The first case - The Moorcock - is the most historically significant and concerns a term implied in fact. The court prefers a necessity to reasonableness. In The Moorcock (1889) 14 PD 64, Court of Appeal, the Defendants agreed to allow the Claimant to unload his vessel at their wharf. While the vessel was moored the tide fell and the uneven conditions of the river bed damaged the ship. The court held that the D was liable because there was an implied term in the contract that they would take 'reasonable care to ascertain that the bottom of the river was in such a condition as not to endanger a vessel using the wharf in an ordinary way'. The case was appealed. Two important points emerge from the judgment. The first is the basis for implying the term, and the second is the test for when a term will be implied. As regards the first, the Court of Appeal held that there was indeed an implied term in the contract and that the term was based on the presumed intention of the parties as well as on 'reason'.

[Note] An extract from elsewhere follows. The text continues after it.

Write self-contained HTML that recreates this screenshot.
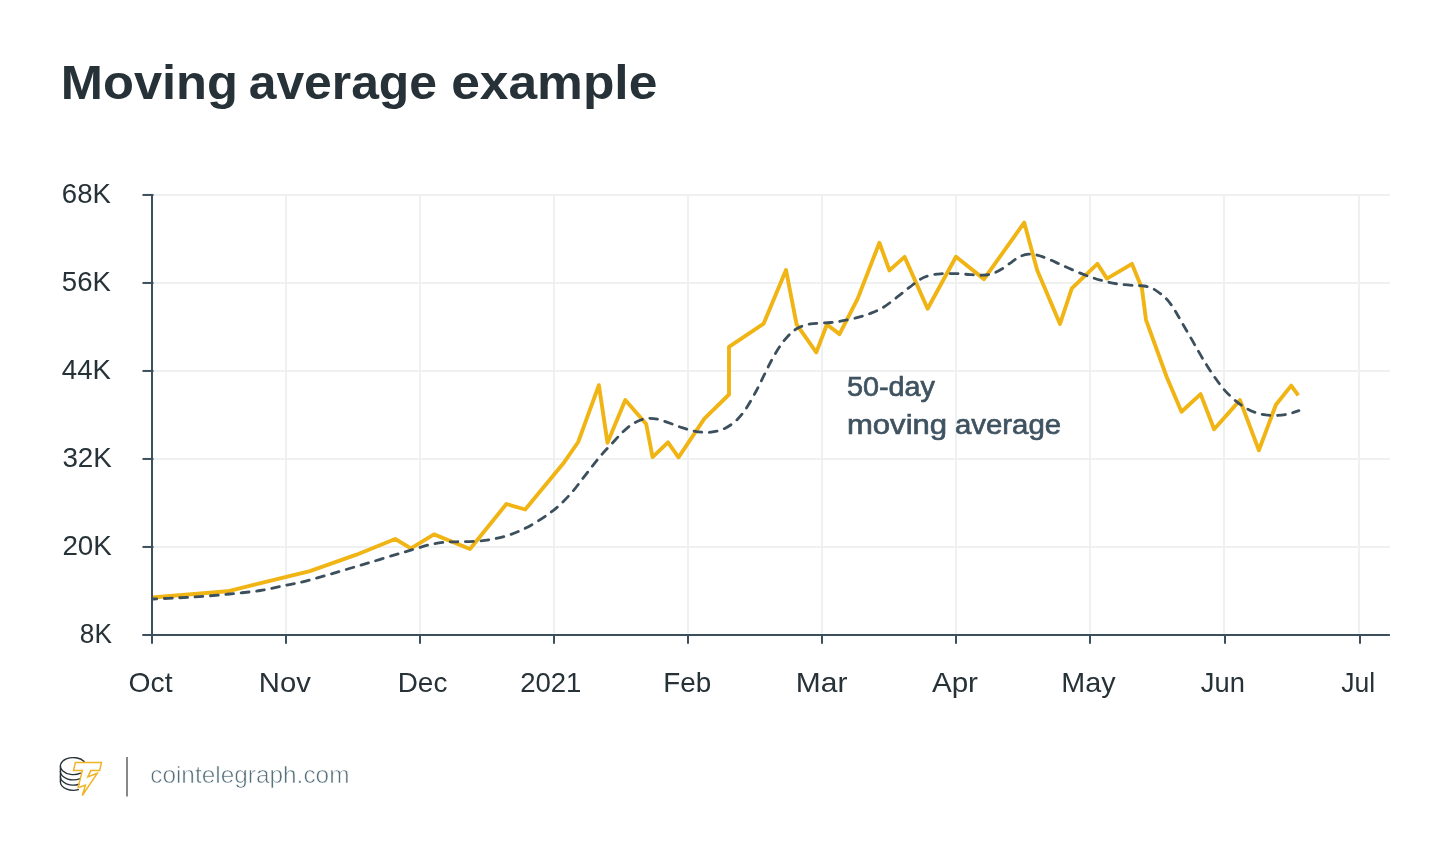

As regards the test, the court held that the test is based on the need to give 'business efficacy' to the contract which is a test based on necessity rather than reasonableness. The question is: is it necessary to imply a term in order to make this contract work i.e. to give it business efficacy. However, as a criticism of the court, was it really necessary that the wharf owner bears the risk of damage rather than the ship owner? If wharf owners didn't accept the risk there would most likely be little change in commerce since ship owners have to dock their vessels somewhere and if there is no guarantee of safety, one wharf is as good as another.

In Shirlaw v Southern Foundries [1939] 2 KB 206, it was said that a term could never be implied unless it was obvious to both parties so that if a bystander suggested it to the parties at the time of the contract they would both say "yes of course that is included". This has been called the 'officious bystander test' and emphasises that the test is a high one. The question is not whether it is reasonable to imply a term but whether it is such a necessary term that both parties would have considered it obvious and necessary to the contract. In Spring v National Amalgamated Stevedores [1956] 1 WLR 585, it was held that the Claimant's ignorance of the effect of a certain term meant that he would not have answered 'yes of course' to the officious bystander.

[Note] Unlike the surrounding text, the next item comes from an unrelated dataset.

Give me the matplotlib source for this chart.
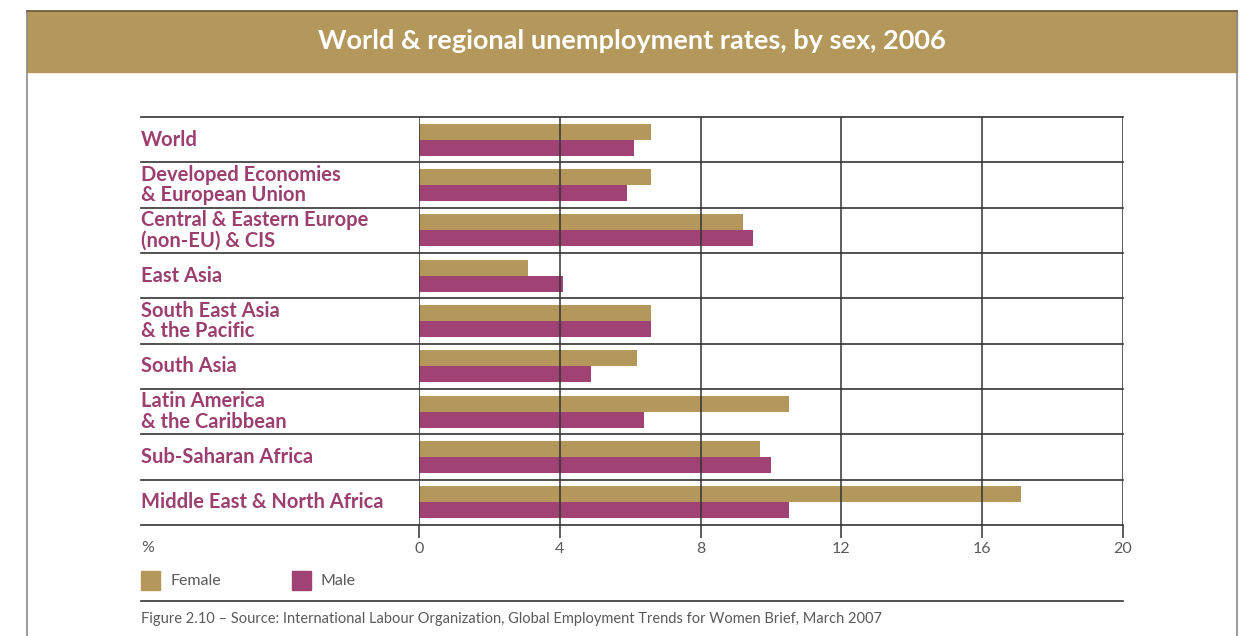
import matplotlib
import matplotlib.pyplot as plt
import numpy as np
from matplotlib.lines import Line2D
from matplotlib.patches import Rectangle

matplotlib.use("Agg")

regions = [
    "World",
    "Developed Economies\n& European Union",
    "Central & Eastern Europe\n(non-EU) & CIS",
    "East Asia",
    "South East Asia\n& the Pacific",
    "South Asia",
    "Latin America\n& the Caribbean",
    "Sub-Saharan Africa",
    "Middle East & North Africa",
]
female = [6.6, 6.6, 9.2, 3.1, 6.6, 6.2, 10.5, 9.7, 17.1]
male = [6.1, 5.9, 9.5, 4.1, 6.6, 4.9, 6.4, 10.0, 10.5]
x_ticks = [0, 4, 8, 12, 16, 20]

GOLD = "#B3975B"
PURPLE = "#A04274"
LABEL = "#9C3F6E"
GRID = "#333333"
TXT = "#5a5a5a"
W, H = 1254, 636

plt.rcParams["font.family"] = ["Lato", "DejaVu Sans"]

fig = plt.figure(figsize=(W / 100, H / 100), dpi=100)

# outer frame and banner
fig.add_artist(Line2D([27 / W, 27 / W], [0, 1 - 11 / H], color="#8a8a8a", lw=1.2))
fig.add_artist(Line2D([1237 / W, 1237 / W], [0, 1 - 11 / H], color="#8a8a8a", lw=1.2))
fig.add_artist(Rectangle((27 / W, 1 - 72 / H), (1237 - 27) / W, 61 / H,
                         transform=fig.transFigure, color=GOLD, zorder=0))
fig.add_artist(Line2D([27 / W, 1237 / W], [1 - 11 / H, 1 - 11 / H], color="#6b5a3a", lw=1.2))
fig.text(632 / W, 1 - 41 / H, "World & regional unemployment rates, by sex, 2006",
         color="white", fontsize=19.5, fontweight="bold", ha="center", va="center")

ax_l, ax_r, ax_t, ax_b = 419, 1123, 117, 525
ax = fig.add_axes([ax_l / W, 1 - ax_b / H, (ax_r - ax_l) / W, (ax_b - ax_t) / H])

n = len(regions)
y = np.arange(n)
bh = 0.355
ax.barh(y - bh / 2, female, height=bh, color=GOLD, zorder=1)
ax.barh(y + bh / 2, male, height=bh, color=PURPLE, zorder=1)

ax.set_xlim(0, 20)
ax.set_ylim(n - 0.5, -0.5)
for s in ax.spines.values():
    s.set_visible(False)

# vertical grid lines, extending down as ticks
for xv in x_ticks:
    ax.axvline(xv, color=GRID, lw=1.1, zorder=2)
ax.set_xticks(x_ticks)
ax.tick_params(axis="x", length=9, width=1.1, color=GRID, pad=3,
               labelsize=11.5, labelcolor=TXT)
ax.set_yticks([])

# row separators spanning label column
lab_x = (141 - ax_l) / (ax_r - ax_l)
for yy in np.arange(-0.5, n, 1.0):
    ax.plot([lab_x, 1], [yy, yy], transform=ax.get_yaxis_transform(),
            color=GRID, lw=1.2, clip_on=False, zorder=2)

for yi, name in zip(y, regions):
    ax.text(lab_x, yi, name, transform=ax.get_yaxis_transform(),
            ha="left", va="center", fontsize=14.5, fontweight="bold",
            color=LABEL, linespacing=1.05)

ax.text(lab_x, -0.040, "%", transform=ax.transAxes, ha="left", va="top",
        fontsize=11.5, color=TXT)

# legend
for x0, col, txt in [(141, GOLD, "Female"), (292, PURPLE, "Male")]:
    fig.add_artist(Rectangle((x0 / W, 1 - 590 / H), 19 / W, 19 / H,
                             transform=fig.transFigure, color=col))
    fig.text((x0 + 29) / W, 1 - 581 / H, txt, fontsize=11.5, color=TXT,
             ha="left", va="center")

fig.add_artist(Line2D([141 / W, 1123 / W], [1 - 601 / H, 1 - 601 / H], color=GRID, lw=1.2))
fig.text(141 / W, 1 - 619 / H,
         "Figure 2.10 \u2013 Source: International Labour Organization, "
         "Global Employment Trends for Women Brief, March 2007",
         fontsize=10.5, color=TXT, ha="left", va="center")

fig.savefig("out.png", dpi=100)
plt.close(fig)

However, the idea that a term can only be implied when necessary was challenged by Lord Denning in the leading modern case Liverpool City Council v Irwin [1976] QB 319. In that case the D were tenants in a tower block in Liverpool. The Claimant city council were the landlords. D stopped paying rent for their maisonette and C brought an action for possession and D counterclaimed for the nominal figure of ?10 for failing to keep common parts of the building in a state of repair. The C denied that there was any implied term to keep the common parts in repair. D won at trial and but lost in the Court of Appeal (Lord Denning dissenting). D appealed to HL who held that there was an implied term to take reasonable care to keep the property in repair but that there had been no breach on the facts. Lord Wilberforce stated that Lord Denning's test of reasonableness was far too expansive and that necessity must always be the touchstone. He continued that here must indeed be an implied term for the landlord to keep the common parts in a state of repair as they were the only access to the building but disagreed with Lord Denning's reasonableness test. He stated:

"In my opinion such obligation should be read into the contract as the nature of the contract itself implicitly requires, no more, no less: a test, in other words, of necessity."

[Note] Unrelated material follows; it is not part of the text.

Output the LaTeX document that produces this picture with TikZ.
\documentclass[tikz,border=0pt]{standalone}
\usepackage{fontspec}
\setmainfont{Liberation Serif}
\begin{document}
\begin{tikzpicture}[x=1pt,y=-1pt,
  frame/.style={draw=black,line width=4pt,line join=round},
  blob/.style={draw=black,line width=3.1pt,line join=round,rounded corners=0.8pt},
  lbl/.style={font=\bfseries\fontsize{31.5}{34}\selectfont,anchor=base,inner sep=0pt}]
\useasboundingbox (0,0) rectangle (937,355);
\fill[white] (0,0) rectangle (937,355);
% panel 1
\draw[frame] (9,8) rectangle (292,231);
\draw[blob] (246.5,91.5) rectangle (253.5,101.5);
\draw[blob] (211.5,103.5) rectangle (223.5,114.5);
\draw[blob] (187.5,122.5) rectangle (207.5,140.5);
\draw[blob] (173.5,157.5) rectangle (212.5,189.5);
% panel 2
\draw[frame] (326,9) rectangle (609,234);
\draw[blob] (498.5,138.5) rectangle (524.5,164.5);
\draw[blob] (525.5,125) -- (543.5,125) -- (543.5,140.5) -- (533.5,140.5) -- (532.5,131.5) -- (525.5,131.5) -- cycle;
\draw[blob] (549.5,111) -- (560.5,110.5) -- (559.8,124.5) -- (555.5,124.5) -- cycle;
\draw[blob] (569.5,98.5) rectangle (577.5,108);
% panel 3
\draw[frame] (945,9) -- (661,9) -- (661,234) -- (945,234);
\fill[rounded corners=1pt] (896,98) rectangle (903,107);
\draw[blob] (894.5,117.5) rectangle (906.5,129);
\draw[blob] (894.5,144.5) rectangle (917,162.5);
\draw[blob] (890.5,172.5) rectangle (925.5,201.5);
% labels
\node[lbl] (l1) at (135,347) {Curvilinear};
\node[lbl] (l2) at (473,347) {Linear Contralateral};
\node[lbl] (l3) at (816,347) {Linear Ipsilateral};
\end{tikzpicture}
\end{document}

The common parts of the building provided essential access and thus there repair was necessary. However, why if the test was necessity did the court not simply apply The Moorcock test? The reason is because The Moorcock allows terms to be implied if necessary to give business efficacy i.e. when both parties would say yes to the officious bystander. The situation here is not one of obvious business efficacy and the chances are both parties would not have answered affirmatively to the officious bystander.

Despite the HL disagreeing strongly with Lord Denning's test of reasonableness, arguably the necessity test is mixed with reasonableness. As P S Atiyah has said,

"It is not necessary to have lifts in blocks of flats ten storeys high (indeed high rise buildings existed long before lifts were invented), though it would no doubt be exceedingly inconvenient not to have them. So 'necessary' really seems to mean 'reasonably necessary', and that must mean 'reasonably necessary having regard to the context and the price'. So in the end there does not seem to be much difference between what is necessary and what is reasonable."

This case is most often regarded as involving a term implied in law since the term will be implied into all comparable landlord & tenant contracts, rather than a term in fact only arising on the particular facts on the case. The officious bystander test only applies on latter cases.

Scally v Southern Health and Social Services Board [1992] 1 AC 294, HL, C sued their employers for breach of contract in failing to inform them about their right to purchase additional years of contribution to their pension scheme following a change in the law. The advantageous price only lasted 12 months. The Claimants advised that this amounted to a breach of an implied term within the employment contract. HL held that there was indeed such an implied term and that it imposed a duty to take reasonable steps to inform employees of their rights which they could not reasonably discover on their own. In so holding, Lord Bridge stated that it was necessary to imply such a term for reasons beyond mere business efficacy. It was not, however, strictly one of necessity. As Atiyah commented on Irwin v Liverpool CC , the court considers the wider context and when it says 'necessary' it means reasonably necessary. The court will take "wider considerations" into account when making its decision.

 

(1a) It must be necessary to give business efficacy: use officious bystander test (terms in fact)

- OR -

(1b) It must be necessary given the context (terms in law) - i.e. the stairs were the only access in Irwin.

•  It must be fair and accord with common sense.

•  It must be clear and precise: Shell UK v Lostock Garage [1976] 1 WLR 1187.

•  It must not contradict any term in the contract.

An Introduction to the Law of Contract (5 th ed OUP 1995, p207).